EXERCISE AIM: The data must be returned in full and exactly as given.
——————————
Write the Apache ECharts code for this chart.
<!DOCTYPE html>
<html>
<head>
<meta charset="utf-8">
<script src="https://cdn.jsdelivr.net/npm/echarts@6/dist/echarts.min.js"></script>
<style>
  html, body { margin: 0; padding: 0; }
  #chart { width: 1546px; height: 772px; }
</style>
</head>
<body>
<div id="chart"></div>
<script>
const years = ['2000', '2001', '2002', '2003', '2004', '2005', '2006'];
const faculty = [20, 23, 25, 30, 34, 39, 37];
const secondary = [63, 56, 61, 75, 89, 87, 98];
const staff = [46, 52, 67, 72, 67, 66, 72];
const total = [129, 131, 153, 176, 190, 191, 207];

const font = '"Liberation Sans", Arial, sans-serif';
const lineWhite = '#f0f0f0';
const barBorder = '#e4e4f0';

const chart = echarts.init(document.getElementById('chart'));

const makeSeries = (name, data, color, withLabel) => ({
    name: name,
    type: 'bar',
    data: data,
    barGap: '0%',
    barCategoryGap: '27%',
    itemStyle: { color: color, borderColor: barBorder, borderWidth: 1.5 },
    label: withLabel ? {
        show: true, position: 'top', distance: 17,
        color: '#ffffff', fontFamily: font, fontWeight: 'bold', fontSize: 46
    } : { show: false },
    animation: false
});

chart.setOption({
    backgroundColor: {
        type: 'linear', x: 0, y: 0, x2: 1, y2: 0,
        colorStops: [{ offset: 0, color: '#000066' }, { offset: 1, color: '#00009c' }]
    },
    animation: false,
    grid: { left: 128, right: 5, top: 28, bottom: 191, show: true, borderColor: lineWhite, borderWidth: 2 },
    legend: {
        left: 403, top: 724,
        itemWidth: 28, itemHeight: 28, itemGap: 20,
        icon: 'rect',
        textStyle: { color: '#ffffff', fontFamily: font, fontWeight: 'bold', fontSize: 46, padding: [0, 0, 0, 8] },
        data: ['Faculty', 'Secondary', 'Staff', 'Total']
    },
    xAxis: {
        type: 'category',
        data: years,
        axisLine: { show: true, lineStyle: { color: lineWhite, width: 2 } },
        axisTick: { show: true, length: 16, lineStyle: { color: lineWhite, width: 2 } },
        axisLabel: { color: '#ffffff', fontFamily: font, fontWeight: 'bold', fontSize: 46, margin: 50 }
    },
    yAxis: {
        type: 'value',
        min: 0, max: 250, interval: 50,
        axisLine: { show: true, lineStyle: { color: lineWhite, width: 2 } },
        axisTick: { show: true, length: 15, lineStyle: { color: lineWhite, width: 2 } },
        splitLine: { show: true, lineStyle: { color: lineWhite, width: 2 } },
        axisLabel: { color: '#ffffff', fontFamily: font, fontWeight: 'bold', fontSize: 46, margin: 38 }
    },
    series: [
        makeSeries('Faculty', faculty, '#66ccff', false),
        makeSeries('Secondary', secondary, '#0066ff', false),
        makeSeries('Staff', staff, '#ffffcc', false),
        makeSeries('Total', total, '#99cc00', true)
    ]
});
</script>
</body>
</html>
——————————
ANSWER TO THE EXERCISE:
Write the Apache ECharts code for this chart.
<!DOCTYPE html>
<html>
<head>
<meta charset="utf-8">
<script src="https://cdn.jsdelivr.net/npm/echarts@6/dist/echarts.min.js"></script>
<style>
  html, body { margin: 0; padding: 0; }
  #chart { width: 1546px; height: 772px; }
</style>
</head>
<body>
<div id="chart"></div>
<script>
const years = ['2000', '2001', '2002', '2003', '2004', '2005', '2006'];
const faculty = [20, 23, 25, 30, 34, 39, 37];
const secondary = [63, 56, 61, 75, 89, 87, 98];
const staff = [46, 52, 67, 72, 67, 66, 72];
const total = [129, 131, 153, 176, 190, 191, 207];

const font = '"Liberation Sans", Arial, sans-serif';
const lineWhite = '#f0f0f0';
const barBorder = '#e4e4f0';

const chart = echarts.init(document.getElementById('chart'));

const makeSeries = (name, data, color, withLabel) => ({
    name: name,
    type: 'bar',
    data: data,
    barGap: '0%',
    barCategoryGap: '27%',
    itemStyle: { color: color, borderColor: barBorder, borderWidth: 1.5 },
    label: withLabel ? {
        show: true, position: 'top', distance: 17,
        color: '#ffffff', fontFamily: font, fontWeight: 'bold', fontSize: 46
    } : { show: false },
    animation: false
});

chart.setOption({
    backgroundColor: {
        type: 'linear', x: 0, y: 0, x2: 1, y2: 0,
        colorStops: [{ offset: 0, color: '#000066' }, { offset: 1, color: '#00009c' }]
    },
    animation: false,
    grid: { left: 128, right: 5, top: 28, bottom: 191, show: true, borderColor: lineWhite, borderWidth: 2 },
    legend: {
        left: 403, top: 724,
        itemWidth: 28, itemHeight: 28, itemGap: 20,
        icon: 'rect',
        textStyle: { color: '#ffffff', fontFamily: font, fontWeight: 'bold', fontSize: 46, padding: [0, 0, 0, 8] },
        data: ['Faculty', 'Secondary', 'Staff', 'Total']
    },
    xAxis: {
        type: 'category',
        data: years,
        axisLine: { show: true, lineStyle: { color: lineWhite, width: 2 } },
        axisTick: { show: true, length: 16, lineStyle: { color: lineWhite, width: 2 } },
        axisLabel: { color: '#ffffff', fontFamily: font, fontWeight: 'bold', fontSize: 46, margin: 50 }
    },
    yAxis: {
        type: 'value',
        min: 0, max: 250, interval: 50,
        axisLine: { show: true, lineStyle: { color: lineWhite, width: 2 } },
        axisTick: { show: true, length: 15, lineStyle: { color: lineWhite, width: 2 } },
        splitLine: { show: true, lineStyle: { color: lineWhite, width: 2 } },
        axisLabel: { color: '#ffffff', fontFamily: font, fontWeight: 'bold', fontSize: 46, margin: 38 }
    },
    series: [
        makeSeries('Faculty', faculty, '#66ccff', false),
        makeSeries('Secondary', secondary, '#0066ff', false),
        makeSeries('Staff', staff, '#ffffcc', false),
        makeSeries('Total', total, '#99cc00', true)
    ]
});
</script>
</body>
</html>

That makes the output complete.